begin

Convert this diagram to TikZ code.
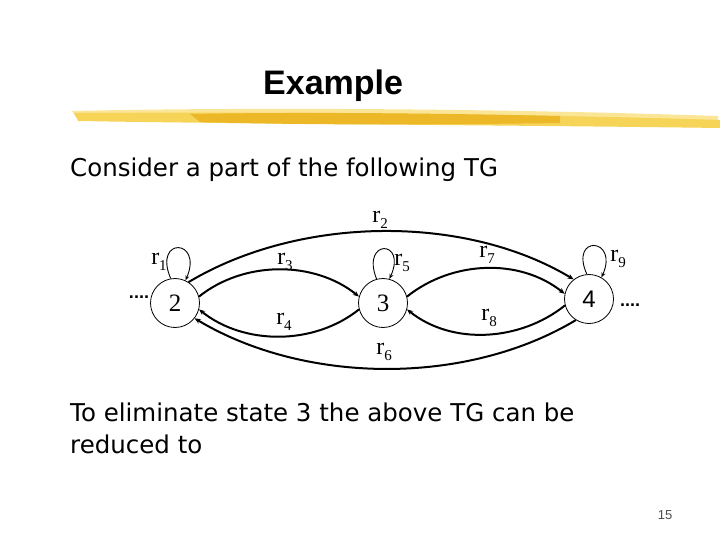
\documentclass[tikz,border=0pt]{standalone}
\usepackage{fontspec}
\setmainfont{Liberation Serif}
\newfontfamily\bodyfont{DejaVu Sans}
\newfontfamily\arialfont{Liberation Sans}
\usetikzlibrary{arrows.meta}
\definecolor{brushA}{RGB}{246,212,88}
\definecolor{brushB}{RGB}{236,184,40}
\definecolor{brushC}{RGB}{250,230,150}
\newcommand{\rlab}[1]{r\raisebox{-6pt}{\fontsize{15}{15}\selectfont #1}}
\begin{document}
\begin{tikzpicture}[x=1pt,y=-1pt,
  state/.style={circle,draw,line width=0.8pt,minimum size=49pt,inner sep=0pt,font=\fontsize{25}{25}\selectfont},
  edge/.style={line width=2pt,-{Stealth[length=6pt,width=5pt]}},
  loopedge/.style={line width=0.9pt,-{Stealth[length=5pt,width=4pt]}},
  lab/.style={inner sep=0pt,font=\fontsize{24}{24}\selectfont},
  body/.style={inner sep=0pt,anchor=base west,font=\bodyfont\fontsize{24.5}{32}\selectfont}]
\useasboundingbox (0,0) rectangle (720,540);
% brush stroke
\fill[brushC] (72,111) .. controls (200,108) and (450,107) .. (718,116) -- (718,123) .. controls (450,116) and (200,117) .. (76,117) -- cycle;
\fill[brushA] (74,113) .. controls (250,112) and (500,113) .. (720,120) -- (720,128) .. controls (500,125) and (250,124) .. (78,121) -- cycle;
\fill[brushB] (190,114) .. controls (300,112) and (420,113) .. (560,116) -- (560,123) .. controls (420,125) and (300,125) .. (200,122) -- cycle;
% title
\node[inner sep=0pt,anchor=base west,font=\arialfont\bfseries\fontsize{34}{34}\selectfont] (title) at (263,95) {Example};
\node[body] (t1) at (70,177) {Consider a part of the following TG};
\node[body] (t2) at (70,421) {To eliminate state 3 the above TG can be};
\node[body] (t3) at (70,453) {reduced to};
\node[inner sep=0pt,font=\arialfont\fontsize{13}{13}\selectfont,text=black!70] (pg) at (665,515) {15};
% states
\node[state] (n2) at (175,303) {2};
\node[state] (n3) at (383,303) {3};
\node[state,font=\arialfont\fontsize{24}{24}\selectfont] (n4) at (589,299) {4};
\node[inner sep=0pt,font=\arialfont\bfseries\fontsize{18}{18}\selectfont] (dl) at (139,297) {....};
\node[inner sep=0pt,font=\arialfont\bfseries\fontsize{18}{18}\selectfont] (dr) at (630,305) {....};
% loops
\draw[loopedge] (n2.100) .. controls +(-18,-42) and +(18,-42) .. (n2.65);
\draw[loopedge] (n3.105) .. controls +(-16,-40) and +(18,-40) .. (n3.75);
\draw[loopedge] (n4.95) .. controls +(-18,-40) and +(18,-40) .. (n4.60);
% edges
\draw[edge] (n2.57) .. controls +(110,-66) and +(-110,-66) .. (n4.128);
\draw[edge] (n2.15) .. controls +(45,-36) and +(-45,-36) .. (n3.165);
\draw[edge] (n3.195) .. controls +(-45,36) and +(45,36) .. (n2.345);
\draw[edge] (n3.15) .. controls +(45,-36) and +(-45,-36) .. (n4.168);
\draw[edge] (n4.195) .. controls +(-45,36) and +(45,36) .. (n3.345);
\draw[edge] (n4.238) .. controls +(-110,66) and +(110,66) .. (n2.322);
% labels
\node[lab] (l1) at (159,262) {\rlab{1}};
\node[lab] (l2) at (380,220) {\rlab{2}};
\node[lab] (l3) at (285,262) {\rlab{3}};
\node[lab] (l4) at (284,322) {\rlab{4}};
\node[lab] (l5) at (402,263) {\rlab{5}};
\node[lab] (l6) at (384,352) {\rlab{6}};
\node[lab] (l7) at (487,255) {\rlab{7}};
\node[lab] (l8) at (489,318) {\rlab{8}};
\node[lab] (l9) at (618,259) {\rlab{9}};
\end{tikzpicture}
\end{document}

end

» WHAT TO PRODUCE
Leave out the pictures and print every line of the data exactly.

» FINAL RESULT
Convert this diagram to TikZ code.
\documentclass[tikz,border=0pt]{standalone}
\usepackage{fontspec}
\setmainfont{Liberation Serif}
\newfontfamily\bodyfont{DejaVu Sans}
\newfontfamily\arialfont{Liberation Sans}
\usetikzlibrary{arrows.meta}
\definecolor{brushA}{RGB}{246,212,88}
\definecolor{brushB}{RGB}{236,184,40}
\definecolor{brushC}{RGB}{250,230,150}
\newcommand{\rlab}[1]{r\raisebox{-6pt}{\fontsize{15}{15}\selectfont #1}}
\begin{document}
\begin{tikzpicture}[x=1pt,y=-1pt,
  state/.style={circle,draw,line width=0.8pt,minimum size=49pt,inner sep=0pt,font=\fontsize{25}{25}\selectfont},
  edge/.style={line width=2pt,-{Stealth[length=6pt,width=5pt]}},
  loopedge/.style={line width=0.9pt,-{Stealth[length=5pt,width=4pt]}},
  lab/.style={inner sep=0pt,font=\fontsize{24}{24}\selectfont},
  body/.style={inner sep=0pt,anchor=base west,font=\bodyfont\fontsize{24.5}{32}\selectfont}]
\useasboundingbox (0,0) rectangle (720,540);
% brush stroke
\fill[brushC] (72,111) .. controls (200,108) and (450,107) .. (718,116) -- (718,123) .. controls (450,116) and (200,117) .. (76,117) -- cycle;
\fill[brushA] (74,113) .. controls (250,112) and (500,113) .. (720,120) -- (720,128) .. controls (500,125) and (250,124) .. (78,121) -- cycle;
\fill[brushB] (190,114) .. controls (300,112) and (420,113) .. (560,116) -- (560,123) .. controls (420,125) and (300,125) .. (200,122) -- cycle;
% title
\node[inner sep=0pt,anchor=base west,font=\arialfont\bfseries\fontsize{34}{34}\selectfont] (title) at (263,95) {Example};
\node[body] (t1) at (70,177) {Consider a part of the following TG};
\node[body] (t2) at (70,421) {To eliminate state 3 the above TG can be};
\node[body] (t3) at (70,453) {reduced to};
\node[inner sep=0pt,font=\arialfont\fontsize{13}{13}\selectfont,text=black!70] (pg) at (665,515) {15};
% states
\node[state] (n2) at (175,303) {2};
\node[state] (n3) at (383,303) {3};
\node[state,font=\arialfont\fontsize{24}{24}\selectfont] (n4) at (589,299) {4};
\node[inner sep=0pt,font=\arialfont\bfseries\fontsize{18}{18}\selectfont] (dl) at (139,297) {....};
\node[inner sep=0pt,font=\arialfont\bfseries\fontsize{18}{18}\selectfont] (dr) at (630,305) {....};
% loops
\draw[loopedge] (n2.100) .. controls +(-18,-42) and +(18,-42) .. (n2.65);
\draw[loopedge] (n3.105) .. controls +(-16,-40) and +(18,-40) .. (n3.75);
\draw[loopedge] (n4.95) .. controls +(-18,-40) and +(18,-40) .. (n4.60);
% edges
\draw[edge] (n2.57) .. controls +(110,-66) and +(-110,-66) .. (n4.128);
\draw[edge] (n2.15) .. controls +(45,-36) and +(-45,-36) .. (n3.165);
\draw[edge] (n3.195) .. controls +(-45,36) and +(45,36) .. (n2.345);
\draw[edge] (n3.15) .. controls +(45,-36) and +(-45,-36) .. (n4.168);
\draw[edge] (n4.195) .. controls +(-45,36) and +(45,36) .. (n3.345);
\draw[edge] (n4.238) .. controls +(-110,66) and +(110,66) .. (n2.322);
% labels
\node[lab] (l1) at (159,262) {\rlab{1}};
\node[lab] (l2) at (380,220) {\rlab{2}};
\node[lab] (l3) at (285,262) {\rlab{3}};
\node[lab] (l4) at (284,322) {\rlab{4}};
\node[lab] (l5) at (402,263) {\rlab{5}};
\node[lab] (l6) at (384,352) {\rlab{6}};
\node[lab] (l7) at (487,255) {\rlab{7}};
\node[lab] (l8) at (489,318) {\rlab{8}};
\node[lab] (l9) at (618,259) {\rlab{9}};
\end{tikzpicture}
\end{document}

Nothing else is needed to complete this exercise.